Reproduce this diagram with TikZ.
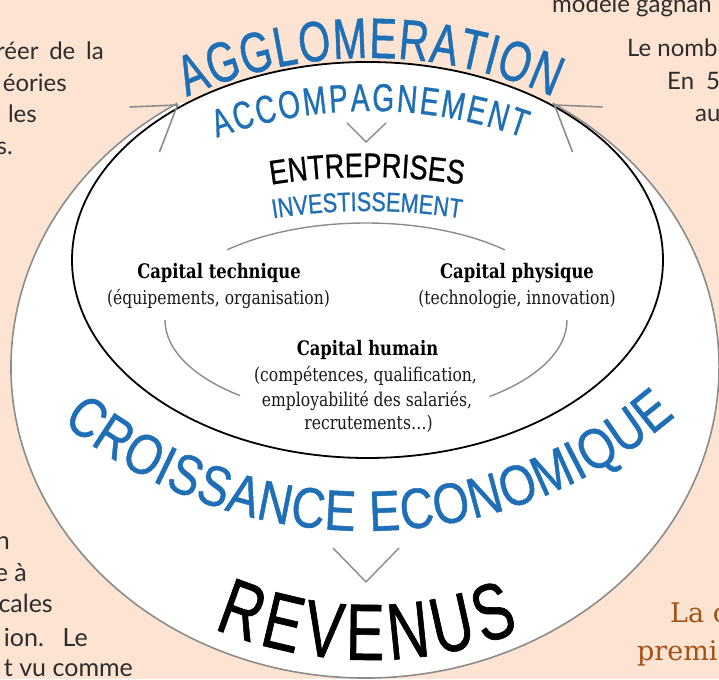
\documentclass[tikz,border=0pt]{standalone}
\usepackage{fontspec}
\usetikzlibrary{decorations.text,calc}
\setmainfont{DejaVu Serif}
\newfontfamily\condA[FakeStretch=0.72,FakeBold=0.8]{Liberation Sans}
\newfontfamily\condB[FakeStretch=0.80,FakeBold=0.8]{Liberation Sans}
\newfontfamily\condD[FakeStretch=0.82,FakeBold=0.8]{Liberation Sans}
\newfontfamily\capserif[FakeStretch=0.82]{DejaVu Serif}
\newfontfamily\bodysans{Lato}
\newfontfamily\bodyserif{DejaVu Serif}
\definecolor{peach}{RGB}{252,227,210}
\definecolor{diablue}{RGB}{30,111,182}
\definecolor{lgray}{RGB}{140,140,140}
\definecolor{bodytext}{RGB}{45,45,45}
\definecolor{brownish}{RGB}{166,80,20}
\newcommand\AGfont{\condA\fontsize{57}{60}\selectfont}
\newcommand\ACfont{\condA\fontsize{39}{44}\selectfont}
\newcommand\ENfont{\condB\fontsize{34}{38}\selectfont}
\newcommand\INfont{\condB\fontsize{27}{30}\selectfont}
\newcommand\CRfont{\condD\fontsize{57}{60}\selectfont}
\newcommand\REfont{\condA\fontsize{80}{84}\selectfont}
\tikzset{
  capt/.style={font=\capserif\bfseries\fontsize{20}{24}\selectfont, text=black, inner sep=0pt, anchor=base},
  capd/.style={font=\capserif\fontsize{19}{24}\selectfont, text=black!90, inner sep=0pt, anchor=base},
  frag/.style={font=\bodysans\fontsize{24}{28}\selectfont, text=bodytext, inner sep=0pt},
  fragb/.style={font=\bodysans\fontsize{25}{30}\selectfont, text=bodytext, inner sep=0pt},
  brownfrag/.style={font=\bodyserif\fontsize{27}{30}\selectfont, text=brownish, inner sep=0pt, anchor=base west},
  grayline/.style={draw=lgray, line width=1.6pt},
  thingray/.style={draw=lgray, line width=1.4pt},
  blackline/.style={draw=black, line width=1.8pt}
}
\begin{document}
\begin{tikzpicture}[x=1pt,y=1pt]
\useasboundingbox (0,0) rectangle (719,679);
\clip (0,0) rectangle (719,679);
\fill[peach] (0,0) rectangle (719,679);

% background text fragments
\node[frag, anchor=base east] (tl1) at (104,619) {réer\hspace{0.45em}de\hspace{0.45em}la};
\node[frag, anchor=base east] (tl2) at (67,587) {éories};
\node[frag, anchor=base east] (tl3) at (37,556) {les};
\node[frag, anchor=base east] (tl4) at (13,524) {s.};
\node[frag, anchor=base west] (tr1) at (552,666) {modèle gagnan};
\node[frag, anchor=base west] (tr2) at (627,622) {Le nomb};
\node[frag, anchor=base west] (tr3) at (667,589) {En\hspace{0.5em}5};
\node[frag, anchor=base west] (tr4) at (695,557) {au};
\node[fragb, anchor=base east] (bl1) at (10,129) {n};
\node[fragb, anchor=base east] (bl2) at (27,97) {e à};
\node[fragb, anchor=base east] (bl3) at (53,66) {cales};
\node[fragb, anchor=base east] (bl4) at (88,32) {ion.\hspace{0.75em}Le};
\node[fragb, anchor=base east] (bl5) at (133,2) {t vu comme};
\node[brownfrag] (br1) at (670,56) {La c};
\node[brownfrag] (br2) at (637,19) {premi};

% big white region with grey arc
\fill[white] (365,312) ++(122:354pt and 311pt) arc[start angle=122, end angle=418, x radius=354pt, y radius=311pt] -- cycle;
\draw[grayline] (365,312) ++(122:354pt and 311pt) arc[start angle=122, end angle=418, x radius=354pt, y radius=311pt];

% inner ellipse
\fill[white] (367.5,419) ellipse [x radius=295.5pt, y radius=198pt];
\draw[blackline] (367.5,419) ellipse [x radius=295.5pt, y radius=198pt];

% chevrons at the ends of the grey arc
\coordinate (apexL) at (177.5,574);
\coordinate (apexR) at (554.5,574);
\draw[grayline] ($(apexL)+(-48,-2)$) -- (apexL) -- ($(apexL)+(-18,-47)$);
\draw[grayline] ($(apexR)+(48,-2)$) -- (apexR) -- ($(apexR)+(18,-47)$);

% grey cycle among the capitals
\draw[thingray] (366,359) ++(133.7:201pt and 97pt) arc[start angle=133.7, end angle=46.3, x radius=201pt, y radius=97pt];
\draw[thingray] (366,359) ++(180:201pt and 97pt) arc[start angle=180, end angle=231.2, x radius=201pt, y radius=97pt];
\draw[thingray] (366,359) ++(308:201pt and 97pt) arc[start angle=308, end angle=360, x radius=201pt, y radius=97pt];

% small chevrons
\coordinate (vt1) at (347,556);
\coordinate (vt2) at (366,537);
\coordinate (vt3) at (386,556);
\draw[thingray] (vt1) -- (vt2) -- (vt3);
\coordinate (vb1) at (333,131);
\coordinate (vb2) at (366,97);
\coordinate (vb3) at (399,131);
\draw[thingray] (vb1) -- (vb2) -- (vb3);

% arched titles
\path[decorate, decoration={text along path, text align={fit to path},
  text={|\AGfont\color{diablue}|AGGLOMERATION}}]
  (370,171) ++(114:450pt) arc[start angle=114, end angle=66, radius=450pt];
\path[decorate, decoration={text along path, text align={fit to path},
  text={|\ACfont\color{diablue}|ACCOMPAGNEMENT}}]
  (370,116) ++(109.8:452pt) arc[start angle=109.8, end angle=70.2, radius=452pt];
\path[decorate, decoration={text along path, text align={fit to path},
  text={|\ENfont\color{black}|ENTREPRISES}}]
  (367,-98) ++(99.2:600pt) arc[start angle=99.2, end angle=80.8, radius=600pt];
\path[decorate, decoration={text along path, text align={fit to path},
  text={|\INfont\color{diablue}|INVESTISSEMENT}}]
  (367,-132) ++(99:600pt) arc[start angle=99, end angle=81, radius=600pt];
\path[decorate, decoration={text along path, text align={fit to path},
  text={|\CRfont\color{diablue}|CROISSANCE ECONOMIQUE}}]
  (365,625) ++(230.6:477pt) arc[start angle=230.6, end angle=310.6, radius=477pt];
\path[decorate, decoration={text along path, text align={fit to path},
  text={|\REfont\color{black}|REVENUS}}]
  (370,422) ++(247.2:403pt) arc[start angle=247.2, end angle=291.8, radius=403pt];

% capitals
\node[capt] (ct1) at (219,400) {Capital technique};
\node[capd] (ct2) at (218.5,374) {(équipements, organisation)};
\node[capt] (cp1) at (517,400) {Capital physique};
\node[capd] (cp2) at (517,374) {(technologie, innovation)};
\node[capt] (ch1) at (367.5,323) {Capital humain};
\node[capd] (ch2) at (365.5,297) {(compétences, qualification,};
\node[capd] (ch3) at (367,272) {employabilité des salariés,};
\node[capd] (ch4) at (368.5,249) {recrutements…)};
\end{tikzpicture}
\end{document}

→ **THE TASK**
Find every line above that contains the word "with", and return each one.

→ **OUTPUT**
Reproduce this diagram with TikZ.
% big white region with grey arc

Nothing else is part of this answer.